On reparle de… Nord Stream II ! – Dans le contexte des doutes nés de la gestion de la crise par leur « grand frère US », même les Britanniques se sont émus de l’attitude de Biden qui a mis 24 heures pour prendre Boris Johnson au téléphone, alors que le premier ministre britannique demandait que la date-butoir du 31 Août pour mettre un terme aux opérations d’évacuation soit reportée. Johnson ne savait pas encore que Joe Biden avait décidé de réserver, cinq jours durant, l’exclusivité des évacuations aux seuls citoyens américains et à leurs collaborateurs afghans ! Décidément, le président américain, dont pourtant on vantait l’expérience dans le domaine des relations internationales, au point que le président chinois l’appelait « son ami » lorsqu’il était vice-président de Barack Obama, n’aura pas mis longtemps pour imprimer… une (« sa » ?) marque dans le domaine de ce qu’on appelait dans les universités le « Droit des Gens ! »

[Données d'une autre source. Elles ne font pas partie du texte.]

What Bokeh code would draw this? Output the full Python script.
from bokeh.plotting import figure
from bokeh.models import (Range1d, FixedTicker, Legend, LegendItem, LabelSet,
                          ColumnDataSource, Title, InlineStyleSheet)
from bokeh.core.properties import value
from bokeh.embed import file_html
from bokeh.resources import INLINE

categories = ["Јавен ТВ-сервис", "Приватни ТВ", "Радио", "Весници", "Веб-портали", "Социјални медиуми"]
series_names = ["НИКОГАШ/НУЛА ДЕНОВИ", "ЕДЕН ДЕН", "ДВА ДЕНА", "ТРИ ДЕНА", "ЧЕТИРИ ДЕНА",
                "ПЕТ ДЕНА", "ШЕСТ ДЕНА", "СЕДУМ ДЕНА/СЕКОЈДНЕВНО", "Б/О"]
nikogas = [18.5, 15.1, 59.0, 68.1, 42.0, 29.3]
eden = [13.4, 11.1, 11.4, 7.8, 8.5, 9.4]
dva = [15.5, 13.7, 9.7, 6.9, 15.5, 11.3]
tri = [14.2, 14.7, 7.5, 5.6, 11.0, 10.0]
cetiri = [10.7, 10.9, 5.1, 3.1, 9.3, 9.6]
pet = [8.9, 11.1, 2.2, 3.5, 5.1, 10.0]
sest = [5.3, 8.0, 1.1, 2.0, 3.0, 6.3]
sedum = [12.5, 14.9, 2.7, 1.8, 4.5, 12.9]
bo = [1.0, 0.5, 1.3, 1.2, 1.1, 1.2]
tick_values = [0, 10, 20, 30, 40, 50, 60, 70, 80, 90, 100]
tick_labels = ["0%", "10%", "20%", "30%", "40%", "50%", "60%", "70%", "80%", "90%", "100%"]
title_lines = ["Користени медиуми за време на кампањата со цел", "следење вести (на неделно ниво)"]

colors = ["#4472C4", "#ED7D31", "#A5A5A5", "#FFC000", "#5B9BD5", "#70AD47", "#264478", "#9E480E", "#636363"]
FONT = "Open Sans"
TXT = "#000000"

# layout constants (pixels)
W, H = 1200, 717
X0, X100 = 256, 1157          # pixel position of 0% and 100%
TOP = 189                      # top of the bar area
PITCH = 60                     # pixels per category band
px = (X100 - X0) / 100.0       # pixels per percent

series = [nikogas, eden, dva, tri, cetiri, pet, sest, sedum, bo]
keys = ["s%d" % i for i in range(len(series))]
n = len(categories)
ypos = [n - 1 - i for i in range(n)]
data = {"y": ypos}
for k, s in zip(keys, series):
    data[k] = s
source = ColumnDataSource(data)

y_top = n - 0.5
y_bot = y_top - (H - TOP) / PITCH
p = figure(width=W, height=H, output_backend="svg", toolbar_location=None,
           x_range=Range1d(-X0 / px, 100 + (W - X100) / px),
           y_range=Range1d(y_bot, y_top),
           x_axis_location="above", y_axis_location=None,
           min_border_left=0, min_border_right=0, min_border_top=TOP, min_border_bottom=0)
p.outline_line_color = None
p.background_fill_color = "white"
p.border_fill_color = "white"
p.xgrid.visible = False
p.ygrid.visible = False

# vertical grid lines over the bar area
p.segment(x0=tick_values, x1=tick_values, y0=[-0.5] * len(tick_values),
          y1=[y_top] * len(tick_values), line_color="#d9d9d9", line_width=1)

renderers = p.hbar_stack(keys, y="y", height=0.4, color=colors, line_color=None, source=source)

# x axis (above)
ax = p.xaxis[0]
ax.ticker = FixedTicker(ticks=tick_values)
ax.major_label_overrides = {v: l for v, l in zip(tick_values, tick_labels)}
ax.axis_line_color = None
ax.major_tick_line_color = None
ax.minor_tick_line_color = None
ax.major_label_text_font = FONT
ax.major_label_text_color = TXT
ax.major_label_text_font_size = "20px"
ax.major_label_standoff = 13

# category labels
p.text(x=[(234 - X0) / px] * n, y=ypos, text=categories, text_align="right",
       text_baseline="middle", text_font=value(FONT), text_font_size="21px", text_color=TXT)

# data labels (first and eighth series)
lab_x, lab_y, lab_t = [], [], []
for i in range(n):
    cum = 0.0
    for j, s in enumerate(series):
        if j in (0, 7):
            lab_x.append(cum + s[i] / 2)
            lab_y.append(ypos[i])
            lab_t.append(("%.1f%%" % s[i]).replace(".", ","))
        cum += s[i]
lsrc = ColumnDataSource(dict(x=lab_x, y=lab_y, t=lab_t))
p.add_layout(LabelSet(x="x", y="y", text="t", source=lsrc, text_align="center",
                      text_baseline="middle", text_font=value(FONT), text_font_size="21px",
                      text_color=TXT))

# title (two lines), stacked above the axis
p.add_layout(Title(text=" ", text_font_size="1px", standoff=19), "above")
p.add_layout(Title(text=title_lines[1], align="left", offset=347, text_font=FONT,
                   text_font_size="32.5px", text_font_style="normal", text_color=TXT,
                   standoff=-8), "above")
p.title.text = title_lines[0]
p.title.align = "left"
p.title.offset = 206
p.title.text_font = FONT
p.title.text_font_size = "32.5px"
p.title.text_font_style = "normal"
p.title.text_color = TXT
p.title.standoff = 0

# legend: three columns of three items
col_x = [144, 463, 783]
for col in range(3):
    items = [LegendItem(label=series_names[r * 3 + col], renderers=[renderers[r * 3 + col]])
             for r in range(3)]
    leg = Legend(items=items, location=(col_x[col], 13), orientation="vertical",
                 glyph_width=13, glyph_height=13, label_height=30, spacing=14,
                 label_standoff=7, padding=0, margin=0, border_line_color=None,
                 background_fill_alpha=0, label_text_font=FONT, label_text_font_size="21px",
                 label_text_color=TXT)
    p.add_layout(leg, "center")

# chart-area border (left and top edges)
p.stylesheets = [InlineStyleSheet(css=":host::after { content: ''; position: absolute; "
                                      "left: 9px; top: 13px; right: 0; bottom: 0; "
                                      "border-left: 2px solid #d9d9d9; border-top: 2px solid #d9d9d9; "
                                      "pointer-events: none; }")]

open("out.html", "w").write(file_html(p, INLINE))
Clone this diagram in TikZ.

Les tensions entre alliés se sont installées… jusqu’au président ukrainien qui se plaint de l’accord américano-germanique qui permettra la mise en service, sous la Baltique, du « gazoduc Nord Stream 2 » qui amènera le gaz russe en Allemagne, sans transiter par l’Ukraine, qui perd ainsi d’importants droits de passage ! Finalement, Kaboul aura semé la zizanie entre alliés, au risque de plonger à nouveau l’OTAN dans ce que le Président français avait appelé « une mort cérébrale », et qui déchire l’image de l’Amérique et de l’Occident en général.
L’ombre portée de Winston Churchill ! – Au risque de démentir ces propos bien connus de Winston Churchill affirmant que « la Démocratie est la pire forme de gouvernement, à l’exception de toutes celles qui ont été essayées au fil du temps ! ». Transmis aux pays émergents et à ceux qui, au Proche et au Moyen Orient notamment, s’interrogent sur l’avenir de leurs régimes.
Sans oublier la manière dont la victoire des Talibans relancera l’obscurantisme chez ceux qui préfèrent la bombe au stylo ! Après Kaboul, tout sera à reconstruire et l’Union Européenne, en particulier, devra reprendre en mains la totalité de son destin. Sans pour autant vouloir construire un nouveau… mur de l’Atlantique, mais sans oublier, dans le même temps, cet aphorisme venu « d’Antigone II », un… roi de la Macédoine (celle de l’antiquité !) : « Dieux gardez-moi de mes amis ! Quant à mes ennemis, je m’en charge ! »
(1) Voir eurojournalist.eu du 21.06.2021.